* _EXERCISE AIM_: Restate the data word for word and leave the images out.

* _MATERIALS PROVIDED_:

__________

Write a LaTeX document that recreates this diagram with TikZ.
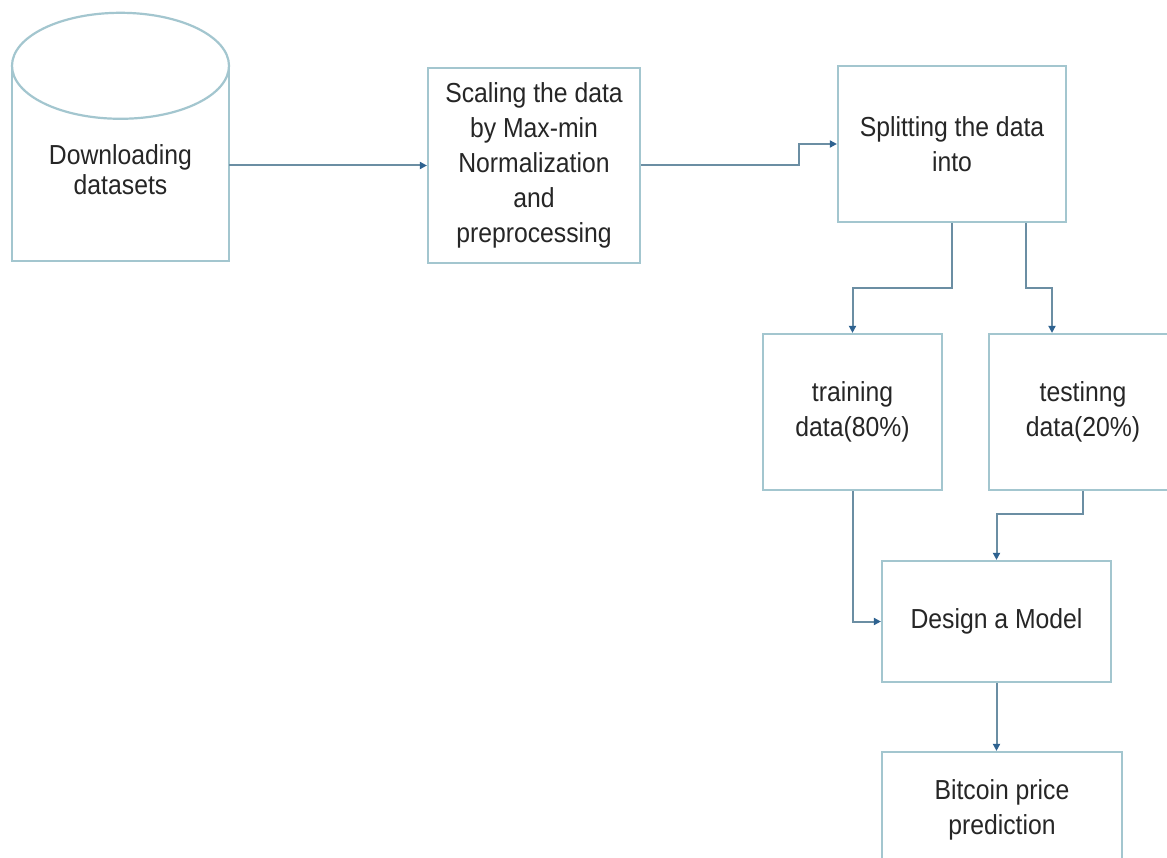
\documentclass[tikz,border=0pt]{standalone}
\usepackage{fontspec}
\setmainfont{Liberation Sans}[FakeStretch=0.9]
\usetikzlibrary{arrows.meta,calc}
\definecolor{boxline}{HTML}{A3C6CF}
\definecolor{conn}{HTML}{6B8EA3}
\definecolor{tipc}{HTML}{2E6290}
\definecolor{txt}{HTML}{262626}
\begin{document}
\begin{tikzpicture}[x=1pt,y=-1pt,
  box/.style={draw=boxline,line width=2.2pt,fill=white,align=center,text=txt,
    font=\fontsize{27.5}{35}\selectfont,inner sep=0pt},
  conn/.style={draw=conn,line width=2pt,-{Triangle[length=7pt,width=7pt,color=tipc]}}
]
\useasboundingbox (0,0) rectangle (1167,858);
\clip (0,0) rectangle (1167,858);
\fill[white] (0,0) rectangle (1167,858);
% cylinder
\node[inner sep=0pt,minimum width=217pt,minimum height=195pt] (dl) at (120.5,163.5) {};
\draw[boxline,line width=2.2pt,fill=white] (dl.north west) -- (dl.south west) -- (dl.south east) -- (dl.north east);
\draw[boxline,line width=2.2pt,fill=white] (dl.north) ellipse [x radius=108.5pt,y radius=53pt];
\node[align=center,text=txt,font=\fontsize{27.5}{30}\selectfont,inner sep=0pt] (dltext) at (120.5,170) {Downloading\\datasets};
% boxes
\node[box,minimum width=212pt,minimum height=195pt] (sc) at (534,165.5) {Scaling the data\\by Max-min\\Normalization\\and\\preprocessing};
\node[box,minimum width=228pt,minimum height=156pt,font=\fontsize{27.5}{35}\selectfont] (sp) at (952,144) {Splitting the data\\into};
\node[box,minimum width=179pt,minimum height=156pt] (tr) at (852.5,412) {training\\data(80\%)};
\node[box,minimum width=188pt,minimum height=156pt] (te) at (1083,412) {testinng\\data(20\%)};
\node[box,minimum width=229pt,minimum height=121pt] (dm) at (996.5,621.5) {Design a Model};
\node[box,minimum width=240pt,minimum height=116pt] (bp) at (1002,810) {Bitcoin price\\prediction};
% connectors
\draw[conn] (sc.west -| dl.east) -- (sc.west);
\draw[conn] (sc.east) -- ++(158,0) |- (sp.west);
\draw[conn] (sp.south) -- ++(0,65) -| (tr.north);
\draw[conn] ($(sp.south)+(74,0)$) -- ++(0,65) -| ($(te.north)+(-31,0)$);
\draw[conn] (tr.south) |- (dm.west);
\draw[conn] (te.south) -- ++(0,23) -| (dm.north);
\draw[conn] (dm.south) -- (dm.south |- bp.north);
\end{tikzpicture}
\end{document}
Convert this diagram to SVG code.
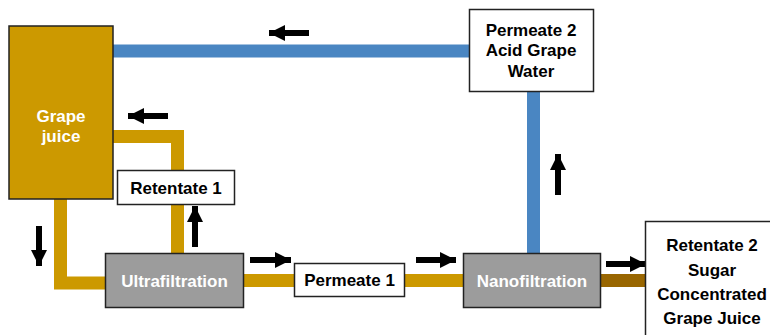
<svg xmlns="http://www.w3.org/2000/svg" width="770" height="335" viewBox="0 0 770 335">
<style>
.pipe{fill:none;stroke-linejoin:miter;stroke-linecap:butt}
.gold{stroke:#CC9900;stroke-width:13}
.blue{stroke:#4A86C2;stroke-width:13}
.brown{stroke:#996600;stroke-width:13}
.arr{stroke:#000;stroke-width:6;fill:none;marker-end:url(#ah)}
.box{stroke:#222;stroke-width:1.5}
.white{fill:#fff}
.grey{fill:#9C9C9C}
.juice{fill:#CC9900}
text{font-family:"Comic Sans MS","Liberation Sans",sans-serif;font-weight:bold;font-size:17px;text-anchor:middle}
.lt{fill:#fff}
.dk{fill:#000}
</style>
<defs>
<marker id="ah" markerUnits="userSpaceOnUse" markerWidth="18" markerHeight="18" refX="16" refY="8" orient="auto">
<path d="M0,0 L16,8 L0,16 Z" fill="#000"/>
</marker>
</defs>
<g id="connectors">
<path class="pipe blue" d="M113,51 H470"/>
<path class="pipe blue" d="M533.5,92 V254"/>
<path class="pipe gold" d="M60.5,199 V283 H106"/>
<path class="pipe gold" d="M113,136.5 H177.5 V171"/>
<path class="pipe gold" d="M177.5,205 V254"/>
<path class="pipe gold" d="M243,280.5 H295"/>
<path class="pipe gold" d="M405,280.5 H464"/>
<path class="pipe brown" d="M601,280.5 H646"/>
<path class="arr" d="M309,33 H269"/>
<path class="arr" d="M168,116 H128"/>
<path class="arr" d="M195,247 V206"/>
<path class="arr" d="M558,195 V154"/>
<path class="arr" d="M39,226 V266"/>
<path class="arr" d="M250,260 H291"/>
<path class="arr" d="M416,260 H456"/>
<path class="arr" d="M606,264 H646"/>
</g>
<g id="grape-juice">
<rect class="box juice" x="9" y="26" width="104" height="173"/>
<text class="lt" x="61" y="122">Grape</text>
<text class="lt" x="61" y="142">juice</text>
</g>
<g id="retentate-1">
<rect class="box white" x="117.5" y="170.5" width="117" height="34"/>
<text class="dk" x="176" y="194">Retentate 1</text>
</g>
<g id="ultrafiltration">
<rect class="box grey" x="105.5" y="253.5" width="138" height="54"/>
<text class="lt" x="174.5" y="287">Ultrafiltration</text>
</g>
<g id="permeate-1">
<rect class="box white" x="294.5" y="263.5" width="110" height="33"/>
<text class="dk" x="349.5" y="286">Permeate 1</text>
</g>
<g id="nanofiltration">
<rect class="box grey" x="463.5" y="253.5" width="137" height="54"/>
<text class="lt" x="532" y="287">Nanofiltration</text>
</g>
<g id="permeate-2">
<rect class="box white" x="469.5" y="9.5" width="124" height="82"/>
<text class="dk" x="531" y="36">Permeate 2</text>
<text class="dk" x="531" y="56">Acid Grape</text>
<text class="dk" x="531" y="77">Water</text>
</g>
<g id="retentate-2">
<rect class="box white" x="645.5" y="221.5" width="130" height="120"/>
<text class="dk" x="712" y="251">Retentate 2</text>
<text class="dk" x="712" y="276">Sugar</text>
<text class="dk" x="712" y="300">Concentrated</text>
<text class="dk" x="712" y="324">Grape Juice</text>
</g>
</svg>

__________

* _ANSWER FOR THIS EXERCISE_:
Write a LaTeX document that recreates this diagram with TikZ.
\documentclass[tikz,border=0pt]{standalone}
\usepackage{fontspec}
\setmainfont{Liberation Sans}[FakeStretch=0.9]
\usetikzlibrary{arrows.meta,calc}
\definecolor{boxline}{HTML}{A3C6CF}
\definecolor{conn}{HTML}{6B8EA3}
\definecolor{tipc}{HTML}{2E6290}
\definecolor{txt}{HTML}{262626}
\begin{document}
\begin{tikzpicture}[x=1pt,y=-1pt,
  box/.style={draw=boxline,line width=2.2pt,fill=white,align=center,text=txt,
    font=\fontsize{27.5}{35}\selectfont,inner sep=0pt},
  conn/.style={draw=conn,line width=2pt,-{Triangle[length=7pt,width=7pt,color=tipc]}}
]
\useasboundingbox (0,0) rectangle (1167,858);
\clip (0,0) rectangle (1167,858);
\fill[white] (0,0) rectangle (1167,858);
% cylinder
\node[inner sep=0pt,minimum width=217pt,minimum height=195pt] (dl) at (120.5,163.5) {};
\draw[boxline,line width=2.2pt,fill=white] (dl.north west) -- (dl.south west) -- (dl.south east) -- (dl.north east);
\draw[boxline,line width=2.2pt,fill=white] (dl.north) ellipse [x radius=108.5pt,y radius=53pt];
\node[align=center,text=txt,font=\fontsize{27.5}{30}\selectfont,inner sep=0pt] (dltext) at (120.5,170) {Downloading\\datasets};
% boxes
\node[box,minimum width=212pt,minimum height=195pt] (sc) at (534,165.5) {Scaling the data\\by Max-min\\Normalization\\and\\preprocessing};
\node[box,minimum width=228pt,minimum height=156pt,font=\fontsize{27.5}{35}\selectfont] (sp) at (952,144) {Splitting the data\\into};
\node[box,minimum width=179pt,minimum height=156pt] (tr) at (852.5,412) {training\\data(80\%)};
\node[box,minimum width=188pt,minimum height=156pt] (te) at (1083,412) {testinng\\data(20\%)};
\node[box,minimum width=229pt,minimum height=121pt] (dm) at (996.5,621.5) {Design a Model};
\node[box,minimum width=240pt,minimum height=116pt] (bp) at (1002,810) {Bitcoin price\\prediction};
% connectors
\draw[conn] (sc.west -| dl.east) -- (sc.west);
\draw[conn] (sc.east) -- ++(158,0) |- (sp.west);
\draw[conn] (sp.south) -- ++(0,65) -| (tr.north);
\draw[conn] ($(sp.south)+(74,0)$) -- ++(0,65) -| ($(te.north)+(-31,0)$);
\draw[conn] (tr.south) |- (dm.west);
\draw[conn] (te.south) -- ++(0,23) -| (dm.north);
\draw[conn] (dm.south) -- (dm.south |- bp.north);
\end{tikzpicture}
\end{document}
Convert this diagram to SVG code.
<svg xmlns="http://www.w3.org/2000/svg" width="770" height="335" viewBox="0 0 770 335">
<style>
.pipe{fill:none;stroke-linejoin:miter;stroke-linecap:butt}
.gold{stroke:#CC9900;stroke-width:13}
.blue{stroke:#4A86C2;stroke-width:13}
.brown{stroke:#996600;stroke-width:13}
.arr{stroke:#000;stroke-width:6;fill:none;marker-end:url(#ah)}
.box{stroke:#222;stroke-width:1.5}
.white{fill:#fff}
.grey{fill:#9C9C9C}
.juice{fill:#CC9900}
text{font-family:"Comic Sans MS","Liberation Sans",sans-serif;font-weight:bold;font-size:17px;text-anchor:middle}
.lt{fill:#fff}
.dk{fill:#000}
</style>
<defs>
<marker id="ah" markerUnits="userSpaceOnUse" markerWidth="18" markerHeight="18" refX="16" refY="8" orient="auto">
<path d="M0,0 L16,8 L0,16 Z" fill="#000"/>
</marker>
</defs>
<g id="connectors">
<path class="pipe blue" d="M113,51 H470"/>
<path class="pipe blue" d="M533.5,92 V254"/>
<path class="pipe gold" d="M60.5,199 V283 H106"/>
<path class="pipe gold" d="M113,136.5 H177.5 V171"/>
<path class="pipe gold" d="M177.5,205 V254"/>
<path class="pipe gold" d="M243,280.5 H295"/>
<path class="pipe gold" d="M405,280.5 H464"/>
<path class="pipe brown" d="M601,280.5 H646"/>
<path class="arr" d="M309,33 H269"/>
<path class="arr" d="M168,116 H128"/>
<path class="arr" d="M195,247 V206"/>
<path class="arr" d="M558,195 V154"/>
<path class="arr" d="M39,226 V266"/>
<path class="arr" d="M250,260 H291"/>
<path class="arr" d="M416,260 H456"/>
<path class="arr" d="M606,264 H646"/>
</g>
<g id="grape-juice">
<rect class="box juice" x="9" y="26" width="104" height="173"/>
<text class="lt" x="61" y="122">Grape</text>
<text class="lt" x="61" y="142">juice</text>
</g>
<g id="retentate-1">
<rect class="box white" x="117.5" y="170.5" width="117" height="34"/>
<text class="dk" x="176" y="194">Retentate 1</text>
</g>
<g id="ultrafiltration">
<rect class="box grey" x="105.5" y="253.5" width="138" height="54"/>
<text class="lt" x="174.5" y="287">Ultrafiltration</text>
</g>
<g id="permeate-1">
<rect class="box white" x="294.5" y="263.5" width="110" height="33"/>
<text class="dk" x="349.5" y="286">Permeate 1</text>
</g>
<g id="nanofiltration">
<rect class="box grey" x="463.5" y="253.5" width="137" height="54"/>
<text class="lt" x="532" y="287">Nanofiltration</text>
</g>
<g id="permeate-2">
<rect class="box white" x="469.5" y="9.5" width="124" height="82"/>
<text class="dk" x="531" y="36">Permeate 2</text>
<text class="dk" x="531" y="56">Acid Grape</text>
<text class="dk" x="531" y="77">Water</text>
</g>
<g id="retentate-2">
<rect class="box white" x="645.5" y="221.5" width="130" height="120"/>
<text class="dk" x="712" y="251">Retentate 2</text>
<text class="dk" x="712" y="276">Sugar</text>
<text class="dk" x="712" y="300">Concentrated</text>
<text class="dk" x="712" y="324">Grape Juice</text>
</g>
</svg>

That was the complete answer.